Infrastruktur Megah, Kesejahteraan Rapuh
Ironisnya, tragedi ini terjadi di atas sebuah flyover, simbol kemajuan infrastruktur fisik. Pemerintah dengan bangga membangun jembatan beton dan baja untuk melancarkan lalu lintas ekonomi, namun gagal total membangun 'jembatan sosial' yang menghubungkan warga negaranya dengan bantuan saat mereka berada di titik terendah.
Pemandangan jasad yang tergantung di struktur megah Pasupati adalah metafora yang brutal, negara sibuk memoles fasad kemajuan, sementara fondasi kesejahteraan manusianya dibiarkan retak dan berlubang. Untuk apa jalan layang yang membentang jika warganya justru memilihnya sebagai tempat untuk mengakhiri hidup karena merasa tak punya jalan keluar lain?
'Capek Hidup' Alarm Kesehatan Mental yang Diabaikan
Pesan singkat 'capek hidup' adalah sinyal darurat yang seharusnya ditangkap oleh radar kebijakan publik. Ini menandakan krisis kesehatan mental yang merambat dalam senyap, diperparah oleh stigma dan minimnya akses layanan yang terjangkau.
Di mana peran negara dalam menyediakan konseling psikologis gratis atau bersubsidi bagi kelompok rentan ekonomi? Di mana program-program proaktif untuk mendeteksi depresi di kalangan remaja dan dewasa muda? Respons pemerintah yang seringkali bersifat reaktif dan seremonial tidak akan pernah cukup.
Selama kesehatan mental masih dianggap sebagai isu sekunder dan bukan pilar utama pembangunan sumber daya manusia, maka akan lebih banyak lagi 'pesan terakhir' yang tak pernah sampai ke telinga para pembuat kebijakan.
Bukan Sekadar Angka, Tapi Dakwaan Kolektif
Kematian KW tidak boleh hanya berakhir sebagai statistik dalam laporan kepolisian atau berita duka yang lewat begitu saja. Ini adalah sebuah dakwaan. Sebuah gugatan atas kegagalan sistemik dalam melindungi warganya yang paling rentan.
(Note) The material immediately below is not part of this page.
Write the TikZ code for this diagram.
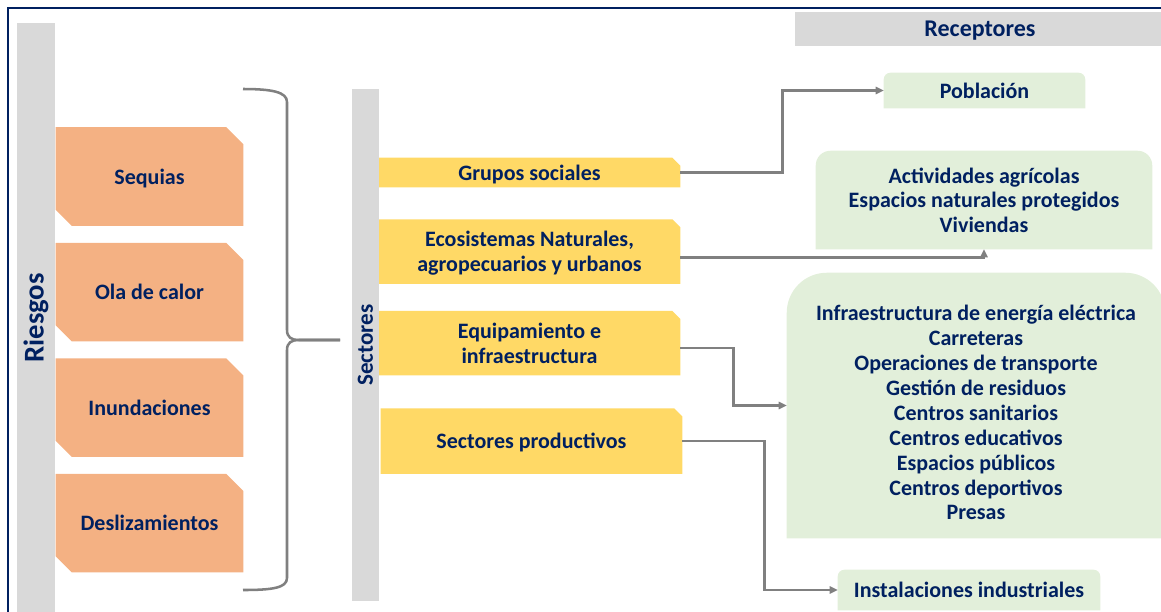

Tragedi di Flyover Pasupati harus menjadi momentum bagi pemerintah, legislator, dan masyarakat untuk secara serius meninjau kembali arah kebijakan sosial dan ekonomi. Sudah saatnya investasi pada infrastruktur manusia (jaminan sosial, lapangan kerja berkualitas, dan layanan kesehatan mental) diprioritaskan lebih dulu dari pembangunan beton. Jika tidak, jembatan-jembatan megah di seluruh negeri hanya akan menjadi saksi bisu dari lebih banyak nyawa yang menyerah karena 'capek hidup' di negara yang abai.
Referensi:
- Dedy Priatmojo. (2025, November 1). Tulisan Pesan 'Capek Hidup' ke Pacar, Ini Motif Pria Gantung Diri di Flyover Bandung. www.viva.co.id. Diakses 3 November 2025.